E jurou que nunca mais se deixaria levar pelos encantos de nenhum amiguinho menor.
Desde o dia 31 de janeiro, Michael estava de castigo. O que ele
aprontou para merecer isso foi
dar uma entrevista a Martin Bashir, um dos jornalistas mais suspeitos a ser desmamado pela parte sensacionalista da mídia britânica. Na reportagem televisiva
"Living with Michael Jackson",
que deu origem ao caso, o músico
mostrava que tinha um "amiguinho especial", que por falta de
sorte pertencia a uma das famílias
mais suspeitas de Los Angeles.
Bashir já foi acusado de conseguir entrevistas com celebridades
na base da chantagem e de promessas falsas. Foi ele quem entrevistou a princesa Diana em 1995,
quando ela contou ao mundo que
Camila Parker-Bowles era amante de seu então marido, o príncipe
Charles desde antes do casamento. Bashir teria convencido Diana
mostrando documentos falsos,
segundo os quais o serviço secreto
havia contratado um assassino
para matá-la.
Já Janet Arviso, a mãe da ex-suposta vítima, fraudou a previdência norte-americana e levou milhares de dólares de uma loja de
departamentos norte-americana
ao dizer que tinha apanhado e sido apalpada sexualmente pelos
seguranças da empresa, acusações que depois disse ter inventado por pressão do ex-marido, que
supostamente a espancava.
Segundo seu próprio testemunho, teria presenciado Jackson
lamber a cabeça de seu filho e não
fez nada.

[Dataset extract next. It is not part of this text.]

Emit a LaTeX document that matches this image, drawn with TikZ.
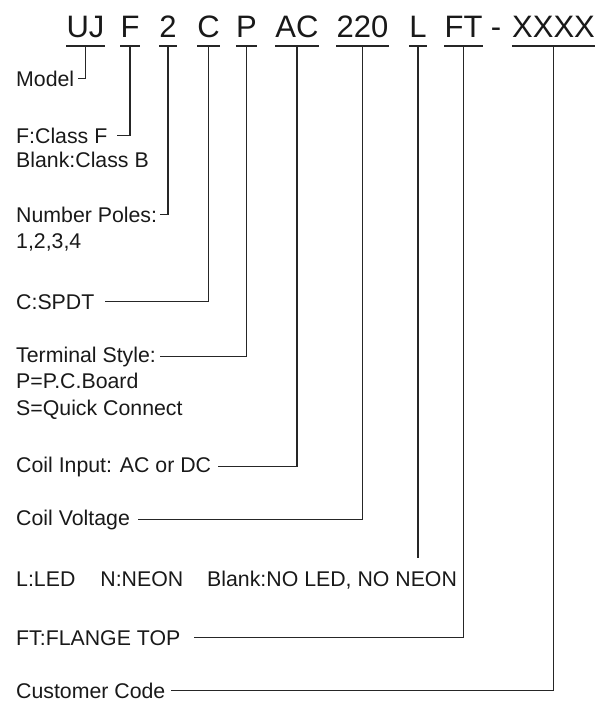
\documentclass[tikz,border=0pt]{standalone}
\usepackage{fontspec}
\setmainfont{Liberation Sans}
\usetikzlibrary{positioning,calc}

\begin{document}
\begin{tikzpicture}[
            x=1pt, y=-1pt,
            code/.style={font=\fontsize{31}{36}\selectfont, inner sep=0pt, anchor=base, text=black!90},
            lbl/.style={font=\fontsize{21.3}{25}\selectfont, inner xsep=0pt, inner ysep=1pt, anchor=base west, text=black!90},
            uline/.style={line width=1.2pt, draw=black!85},
            lead/.style={line width=1.2pt, draw=black!85}
        ]
            \useasboundingbox (0,0) rectangle (607,702);

            \node[code] (model) at (85.5,37) {UJ};
            \node[code] (class) at (130,37) {F};
            \node[code] (poles) at (168,37) {2};
            \node[code] (contact) at (208.5,37) {C};
            \node[code] (terminal) at (246.5,37) {P};
            \node[code] (input) at (297,37) {AC};
            \node[code] (voltage) at (362.5,37) {220};
            \node[code] (lamp) at (418,37) {L};
            \node[code] (flange) at (463.5,37) {FT};
            \node[code] (dash) at (496,37) {-};
            \node[code] (custom) at (553.5,37) {XXXX};

            \node[lbl] (modeltxt) at (16,86) {Model};
            \node[lbl] (classtxt) at (16,143) {F:Class F};
            \node[lbl] (classtxt2) at ([yshift=-24pt]classtxt.base west) {Blank:Class B};
            \node[lbl] (polestxt) at (16,222) {Number Poles:};
            \node[lbl] (polestxt2) at ([yshift=-26pt]polestxt.base west) {1,2,3,4};
            \node[lbl] (contacttxt) at (16,309) {C:SPDT};
            \node[lbl] (termtxt) at (16,362) {Terminal Style:};
            \node[lbl] (termtxt2) at ([yshift=-26pt]termtxt.base west) {P=P.C.Board};
            \node[lbl] (termtxt3) at ([yshift=-27pt]termtxt2.base west) {S=Quick Connect};
            \node[lbl] (inputtxt) at (16,472) {Coil Input: AC or DC};
            \node[lbl] (volttxt) at (16,525) {Coil Voltage};
            \node[lbl] (lamptxt) at (16,586) {L:LED\hspace{25pt}N:NEON\hspace{24pt}Blank:NO LED, NO NEON};
            \node[lbl] (flangetxt) at (16,645) {FT:FLANGE TOP};
            \node[lbl] (customtxt) at (16,698) {Customer Code};

            \draw[uline] ([yshift=-9pt]model.base west) -- ([yshift=-9pt]model.base east);
            \draw[uline] ([yshift=-9pt]class.base west) -- ([yshift=-9pt]class.base east);
            \draw[uline] ([yshift=-9pt]poles.base west) -- ([yshift=-9pt]poles.base east);
            \draw[uline] ([yshift=-9pt]contact.base west) -- ([yshift=-9pt]contact.base east);
            \draw[uline] ([yshift=-9pt]terminal.base west) -- ([yshift=-9pt]terminal.base east);
            \draw[uline] ([yshift=-9pt]input.base west) -- ([yshift=-9pt]input.base east);
            \draw[uline] ([yshift=-9pt]voltage.base west) -- ([yshift=-9pt]voltage.base east);
            \draw[uline] ([yshift=-9pt]lamp.base west) -- ([yshift=-9pt]lamp.base east);
            \draw[uline] ([yshift=-9pt]flange.base west) -- ([yshift=-9pt]flange.base east);
            \draw[uline] ([yshift=-9pt]custom.base west) -- ([yshift=-9pt]custom.base east);

            \draw[lead] ([yshift=-9pt]model.base) |- ([xshift=4pt]modeltxt.east);
            \draw[lead] ([yshift=-9pt]class.base) |- ([xshift=9pt]classtxt.east);
            \draw[lead] ([yshift=-9pt]poles.base) |- ([xshift=3pt]polestxt.east);
            \draw[lead] ([yshift=-9pt]contact.base) |- ([xshift=10pt]contacttxt.east);
            \draw[lead] ([yshift=-9pt]terminal.base) |- ([xshift=4pt]termtxt.east);
            \draw[lead] ([yshift=-9pt]input.base) |- ([xshift=7pt]inputtxt.east);
            \draw[lead] ([yshift=-9pt]voltage.base) |- ([xshift=8pt]volttxt.east);
            \draw[lead, shorten >=11pt] ([yshift=-9pt]lamp.base) -- (lamp |- lamptxt.north);
            \draw[lead] ([yshift=-9pt]flange.base) |- ([xshift=13pt]flangetxt.east);
            \draw[lead] ([yshift=-9pt]custom.base) |- ([xshift=5pt]customtxt.east);
        \end{tikzpicture}
\end{document}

Quando teria ouvido de
seu filho que este tinha sido molestado sexualmente, disse que
procurou primeiro o mesmo advogado que já havia atuado num
caso semelhante contra o músico
para só então ir à polícia.
A vitória da esquisitice de Michael Jackson contra a obsessão
de Tom Sneddon e a ganância de
Janet Arviso, o caso "O Povo contra Michael Jackson", lembra outro caso, "O Povo contra Larry
Flynt", que virou filme nas mãos
de Milos Forman em 1996. Neste,
a vitória do mau gosto significava
a vitória da liberdade de expressão, nem que esta liberdade de expressão fosse usada para mostrar
o que a revista pornográfica
"Hustler" mostra. Agora, a inocência de Michael Jackson é a vitória da privacidade, num mundo
cada vez mais obcecado com a celebração da celebridade a qualquer preço.